Archaeos
Member
foreverwingnut said:I'm sorrry if I caused confusion, but you are on to my meaning.
I think so, too.
foreverwingnut said:Alexandria was under the rule of the Ptolemaic Dynasty throughout the Hellenistic period. They even refused to speak Egyptian, hence the creation of the Rosetta Stone as a means to translate. Alexandria had become a marriage of Greek, Roman and Egyptian cultures, making it a kingdom unto itself. Therefore, Egypt (Zahi) should have little or no authority over Alexandrian antiquity. It would have been certainly wise to have asked for Zahi's expert advice in the recovery and care of Alexandrian relics, but giving him the free-reigns to lord over Alexandrian discovery in the name of the Egyptian government was misplaced and unnecessary in my opinion.

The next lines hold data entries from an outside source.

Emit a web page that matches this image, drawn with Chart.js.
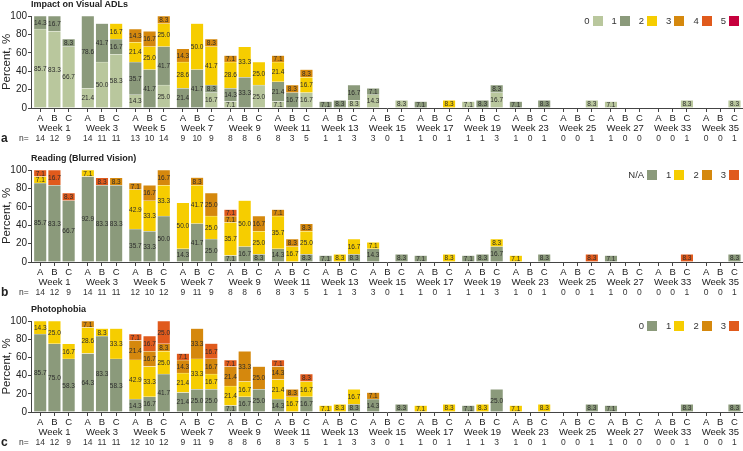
<!DOCTYPE html>
<html lang="en">
<head>
<meta charset="UTF-8">
<title>Symptom grades by visit</title>
<script src="https://cdn.jsdelivr.net/npm/chart.js"></script>
<style>
  body { margin: 0; background: #fff; font-family: "Liberation Sans", Arial, sans-serif; color: #222; }
  #wrap { position: relative; width: 743px; height: 451px; overflow: hidden; }
  .panel { position: absolute; left: 0; width: 743px; }
  .panel canvas { display: block; }
  .title { position: absolute; left: 31px; font-weight: bold; font-size: 9px; line-height: 10px; white-space: nowrap; }
  .letter { position: absolute; left: 1px; font-weight: bold; font-size: 12px; line-height: 12px; }
  .nlab { position: absolute; left: 19px; font-size: 8.5px; line-height: 10px; color: #333; }
  .legend { position: absolute; right: 4px; display: flex; align-items: center; font-size: 9.5px; line-height: 10px; color: #333; }
  .legend .item { display: flex; align-items: center; margin-left: 9px; }
  .legend i { display: inline-block; width: 10px; height: 10px; margin-left: 3px; }
</style>
</head>
<body>
<div id="wrap"></div>
<script>
const _ = null;
const weeks = ['Week 1', 'Week 3', 'Week 5', 'Week 7', 'Week 9', 'Week 11', 'Week 13', 'Week 15',
  'Week 17', 'Week 19', 'Week 23', 'Week 25', 'Week 27', 'Week 33', 'Week 35'];
const arms = ['A', 'B', 'C'];
const yTicks = [0, 20, 40, 60, 80, 100];

// a: Impact on Visual ADLs (values per week: A, B, C)
const adlGrades = ['0', '1', '2', '3', '4', '5'];
const adl0 = [85.7, 83.3, 66.7, 21.4, 50.0, 58.3, 14.3, _, 25.0, _, _, 16.7, 7.1, _, 25.0,
  7.1, _, 16.7, _, _, 8.3, 14.3, _, 8.3, _, _, _, 7.1, _, 16.7, _, _, _, _, _, 8.3, 7.1, _, _, _, _, 8.3, _, _, 8.3];
const adl1 = [14.3, 16.7, 8.3, 78.6, 41.7, 16.7, 35.7, 41.7, 41.7, 21.4, 41.7, 8.3, 14.3, 33.3, _,
  21.4, 16.7, _, 7.1, 8.3, 16.7, 7.1, _, _, 7.1, _, _, _, 8.3, 8.3, 7.1, _, 8.3, _, _, _, _, _, _, _, _, _, _, _, _];
const adl2 = [_, _, _, _, _, 16.7, 21.4, 25.0, 25.0, 28.6, 50.0, 41.7, 28.6, 33.3, 25.0,
  21.4, _, 16.7, _, _, _, _, _, _, _, _, 8.3, _, _, _, _, _, _, _, _, _, _, _, _, _, _, _, _, _, _];
const adl3 = [_, _, _, _, _, _, 14.3, 16.7, 8.3, 14.3, _, 8.3, 7.1, _, _,
  7.1, 8.3, 8.3, _, _, _, _, _, _, _, _, _, _, _, _, _, _, _, _, _, _, _, _, _, _, _, _, _, _, _];
const adl4 = [];
const adl5 = [];
const adlN = [14, 12, 9, 14, 11, 11, 13, 10, 14, 9, 10, 9, 8, 8, 6, 8, 3, 5, 1, 1, 3, 3, 0, 1,
  1, 0, 1, 1, 1, 3, 1, 0, 1, 0, 0, 1, 1, 0, 0, 0, 0, 1, 0, 0, 1];

// b: Reading (Blurred Vision)
const readGrades = ['N/A', '1', '2', '3'];
const readNA = [85.7, 83.3, 66.7, 92.9, 83.3, 83.3, 35.7, 33.3, 50.0, 14.3, 41.7, 25.0, 7.1, 16.7, 8.3,
  14.3, _, 8.3, 7.1, _, 8.3, 14.3, _, 8.3, 7.1, _, _, 7.1, 8.3, 16.7, _, _, 8.3, _, _, _, 7.1, _, _, _, _, _, _, _, 8.3];
const read1 = [7.1, _, _, 7.1, _, _, 42.9, 33.3, 33.3, 50.0, 41.7, 25.0, 35.7, 50.0, 25.0,
  35.7, 16.7, 25.0, _, 8.3, 16.7, 7.1, _, _, _, _, 8.3, _, _, 8.3, 7.1, _, _, _, _, _, _, _, _, _, _, _, _, _, _];
const read2 = [_, _, _, _, _, 8.3, 7.1, 16.7, 16.7, _, 8.3, 25.0, 7.1, _, 16.7,
  7.1, 8.3, 8.3, _, _, _, _, _, _, _, _, _, _, _, _, _, _, _, _, _, _, _, _, _, _, _, _, _, _, _];
const read3 = [7.1, 16.7, 8.3, _, 8.3, _, _, _, _, _, _, _, 7.1, _, _,
  _, _, _, _, _, _, _, _, _, _, _, _, _, _, _, _, _, _, _, _, 8.3, _, _, _, _, _, 8.3, _, _, _];
const readN = [14, 12, 9, 14, 11, 11, 12, 10, 12, 9, 11, 9, 8, 8, 6, 8, 3, 5, 1, 1, 3, 3, 0, 1,
  1, 0, 1, 1, 1, 3, 1, 0, 1, 0, 0, 1, 1, 0, 0, 0, 0, 1, 0, 0, 1];

// c: Photophobia
const photoGrades = ['0', '1', '2', '3'];
const photo0 = [85.7, 75.0, 58.3, 64.3, 83.3, 58.3, 14.3, 16.7, 41.7, 21.4, 25.0, 25.0, 7.1, 16.7, 25.0,
  14.3, _, 16.7, _, _, 8.3, 14.3, _, 8.3, _, _, _, 7.1, _, 25.0, _, _, _, _, _, 8.3, 7.1, _, _, _, _, 8.3, _, _, 8.3];
const photo1 = [14.3, 25.0, 16.7, 28.6, 8.3, 33.3, 42.9, 33.3, 25.0, 21.4, 33.3, 16.7, 21.4, 16.7, _,
  21.4, 16.7, 16.7, 7.1, 8.3, 16.7, _, _, _, 7.1, _, 8.3, _, 8.3, _, 7.1, _, 8.3, _, _, _, _, _, _, _, _, _, _, _, _];
const photo2 = [_, _, _, 7.1, _, _, 21.4, 16.7, 8.3, 14.3, 33.3, 16.7, 21.4, 33.3, 25.0,
  14.3, 8.3, _, _, _, _, 7.1, _, _, _, _, _, _, _, _, _, _, _, _, _, _, _, _, _, _, _, _, _, _, _];
const photo3 = [_, _, _, _, _, _, 7.1, 16.7, 25.0, 7.1, _, 16.7, 7.1, _, _,
  7.1, _, 8.3, _, _, _, _, _, _, _, _, _, _, _, _, _, _, _, _, _, _, _, _, _, _, _, _, _, _, _];
const photoN = [14, 12, 9, 14, 11, 11, 12, 10, 12, 9, 11, 9, 8, 8, 6, 8, 3, 5, 1, 1, 3, 3, 0, 1,
  1, 0, 1, 1, 1, 3, 1, 0, 1, 0, 0, 1, 1, 0, 0, 0, 0, 1, 0, 0, 1];

const SAGE = '#b9c79d', GREY = '#8b9a7b', YELLOW = '#f6cd00', OCHRE = '#d5880d', ORANGE = '#e05a1c', CRIMSON = '#c6003d';

const panels = [
  { letter: 'a', title: 'Impact on Visual ADLs', top: 0, plotTop: 16, plotBottom: 107,
    grades: adlGrades, series: [adl0, adl1, adl2, adl3, adl4, adl5], n: adlN,
    colors: [SAGE, GREY, YELLOW, OCHRE, ORANGE, CRIMSON] },
  { letter: 'b', title: 'Reading (Blurred Vision)', top: 150, plotTop: 170, plotBottom: 261,
    grades: readGrades, series: [readNA, read1, read2, read3], n: readN,
    colors: [GREY, YELLOW, OCHRE, ORANGE] },
  { letter: 'c', title: 'Photophobia', top: 300, plotTop: 321, plotBottom: 411,
    grades: photoGrades, series: [photo0, photo1, photo2, photo3], n: photoN,
    colors: [GREY, YELLOW, OCHRE, ORANGE] }
];

Chart.defaults.font.family = '"Liberation Sans", Arial, sans-serif';
Chart.defaults.color = '#333';

// bar slot positions: 3 bars per week plus a small gap
const GROUP = 3.35;
const slot = i => Math.floor(i / 3) * GROUP + (i % 3);
const slots = weeks.flatMap((w, g) => arms.map((a, b) => slot(g * 3 + b)));
const X_MIN = -0.65, X_MAX = 49.5;
const noSidePadding = s => { s.paddingLeft = 0; s.paddingRight = 0; };

const segmentLabels = {
  id: 'segmentLabels',
  afterDatasetsDraw(chart) {
    const ctx = chart.ctx;
    ctx.save();
    ctx.font = '6.5px "Liberation Sans", Arial, sans-serif';
    ctx.fillStyle = '#2b2b2b';
    ctx.textAlign = 'center';
    ctx.textBaseline = 'middle';
    chart.data.datasets.forEach((ds, di) => {
      chart.getDatasetMeta(di).data.forEach((bar, j) => {
        ctx.fillText(ds.data[j].y.toFixed(1), bar.x, (bar.y + bar.base) / 2 + 0.5);
      });
    });
    ctx.restore();
  }
};

const wrap = document.getElementById('wrap');

panels.forEach(p => {
  const height = p.plotBottom - p.top + 38;
  const div = document.createElement('div');
  div.className = 'panel';
  div.style.top = p.top + 'px';
  div.style.height = height + 'px';
  const canvas = document.createElement('canvas');
  canvas.width = 743;
  canvas.height = height;
  canvas.style.width = '743px';
  canvas.style.height = height + 'px';
  div.appendChild(canvas);

  const title = document.createElement('div');
  title.className = 'title';
  title.textContent = p.title;
  title.style.top = (p.plotTop - p.top - 17) + 'px';
  div.appendChild(title);

  const nRow = p.plotBottom - p.top + 31;
  const letter = document.createElement('div');
  letter.className = 'letter';
  letter.textContent = p.letter;
  letter.style.top = (nRow - 6) + 'px';
  div.appendChild(letter);
  const nlab = document.createElement('div');
  nlab.className = 'nlab';
  nlab.textContent = 'n=';
  nlab.style.top = (nRow - 5) + 'px';
  div.appendChild(nlab);

  const legend = document.createElement('div');
  legend.className = 'legend';
  legend.style.top = (p.plotTop - p.top) + 'px';
  p.grades.forEach((g, k) => {
    const item = document.createElement('span');
    item.className = 'item';
    item.innerHTML = '<span>' + g + '</span><i style="background:' + p.colors[k] + '"></i>';
    legend.appendChild(item);
  });
  div.appendChild(legend);
  wrap.appendChild(div);

  const datasets = p.series.map((vals, k) => ({
    label: p.grades[k],
    data: vals.map((v, i) => ({ x: slot(i), y: v })).filter(d => d.y !== null),
    backgroundColor: p.colors[k],
    borderColor: 'rgba(255,255,255,0.8)',
    borderWidth: 0.5,
    barThickness: 12.5,
    stack: 's'
  }));

  new Chart(canvas, {
    type: 'bar',
    data: { datasets },
    plugins: [segmentLabels],
    options: {
      responsive: false,
      animation: false,
      layout: { padding: { top: p.plotTop - p.top, left: 0, right: 0, bottom: 1 } },
      plugins: { legend: { display: false }, tooltip: { enabled: false } },
      scales: {
        x: {
          type: 'linear', min: X_MIN, max: X_MAX, offset: false,
          grid: { drawOnChartArea: false, tickLength: 4, color: '#444', offset: false },
          border: { color: '#444' },
          afterBuildTicks: s => { s.ticks = slots.map(v => ({ value: v })); },
          afterFit: noSidePadding,
          ticks: {
            autoSkip: false, maxRotation: 0, padding: 1, color: '#222',
            font: { size: 9.5, lineHeight: 10 / 9.5 },
            callback: (v, i) => i % 3 === 1 ? [arms[1], weeks[Math.floor(i / 3)]] : arms[i % 3]
          }
        },
        x2: {
          type: 'linear', position: 'bottom', min: X_MIN, max: X_MAX, offset: false,
          grid: { display: false, drawTicks: false },
          border: { display: false },
          afterBuildTicks: s => { s.ticks = slots.map(v => ({ value: v })); },
          afterFit: noSidePadding,
          ticks: {
            autoSkip: false, maxRotation: 0, padding: 0, color: '#333',
            font: { size: 8.5, lineHeight: 10 / 8.5 },
            callback: (v, i) => String(p.n[i])
          }
        },
        y: {
          stacked: true, min: 0, max: 100,
          afterFit: s => { s.width = 31; },
          afterBuildTicks: s => { s.ticks = yTicks.map(v => ({ value: v })); },
          grid: { drawOnChartArea: false, tickLength: 3, color: '#444' },
          border: { color: '#444' },
          title: { display: true, text: 'Percent, %', font: { size: 11.5 }, padding: 0, color: '#222' },
          ticks: { padding: 1, font: { size: 10 }, color: '#222' }
        }
      }
    }
  });
});
</script>
</body>
</html>
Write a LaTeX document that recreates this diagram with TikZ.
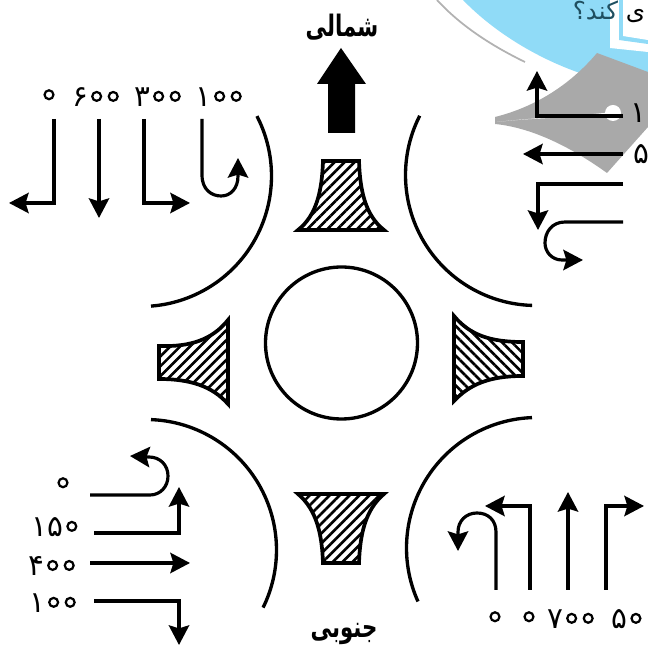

You seem to take a very ethnicity-based or regional/nationality-based approach to who is allowed to cater for what antiquities in what place, effectively saying that only people with some, well, effectively (imagined) "blood-line" connection should care and research for antiquities found there: because Alexandria was a cosmopolis for a few centuries, developing under Hellenistic, Roman influences in addition to be located in Egypt, one should be... well... what? Ask the Greek or Turkish or Italian or Saudi government agencies to exclusively conduct archaeological work in Alexandria?
Or do you mean that Zahi as an egyptologist/archaeologist should not be involved with Alexandria because this would be the expert realm of Classical archaeolgists?
I think one should not forget that Zahi Hawass was the Secretary General of the Egyptian Supreme Council of Antiquities since 2002. The Supreme Council of Antiquities is responsible for all antiquities and related research within the borders of the Arab Republic of Egypt.
This includes all Dynastic Kingdoms and Periods of Ancient Egypt. And while most popular broadcastings and interests in Ancient Egypt focus on the New Kingdom (and then mostly on the mere 3 centuries of the 18th and 19th Dynasty out of that), the SCA's responsibility includes all the other 6000 years of human activity in Egypt as well!
This includes Persian Egypt (both Achaemenid Egypt and the Sassanid/Arab Muslim Conquest), the Ptolemaic Dynasty of the Graeco-Roman Period, and also Byzantine/Coptic-Christian/Islamic eras.
Zahi as Secretary General was responsible for the administration of this organisation. While many academics levy appropriate criticism on him for expanding his responsibilities beyond what would be ethically accepted in academia or other national organisations of a similar kind, I think he being responsible for Alexandria, "...to lord over Alexandrian discovery in the name of the Egyptian government...", is exactly what his job description is all about.
In fact, many think that the millennia from Byzantine to Arab Muslim Egypt are those eras most neglected by Zahi and the SCA. And I think this might change in the next few years under a new political (Muslim) government.
Or are you referring specifically to an incident when he was still Chief Inspector or later Director of the Giza Pyramid Plateau? In that case, note: just because he presents something on TV doesn't mean that he is actually calling the shots on excavations outside of the Giza area.
foreverwingnut said:Alexandria possesses many capable and competent archeologists to oversee their own affairs.
Sure, and I can reassure you that excavation projects in Hellenic or Hellenistic sites such as Naukratis or Hierakonpolis are done by a mixed team of experts from all over the world. It's not that Alexandria is some Greek territory occupied by the hostile Egyptians... unless I missed something.
foreverwingnut said:Alexandria's discoveries belong to their own people, not Egypt.
I might have missed something... Again, it's not that Alexandria is some Greek territory occupied by the hostile Egyptians... and it has a pretty good museum landscape... for Egypt.
foreverwingnut said:And while the pylon that I mentioned will be displayed in Alexandria, there is little doubt that Zahi would have eventually demanded that it and other Cleopatra-age discoveries be sent to Cairo.
I am not a follower of Zahi, but I think one should level critique against him fairly (which does not mean mildly where it would not be inappropriate to be harsh). You will find that museums in Egypt have specific topics and also regional rooting, so it's not that everything and anything ends up in Cairo because Zahi's "ego couldn't accept anything else", as you imply.
One also has to bear in mind that some museums have better equipment, displaying technology, or more suitable capacity and technology to conduct specific research on a newly-found object. Hence why sometimes one museum makes more sense as 'resting place' than another.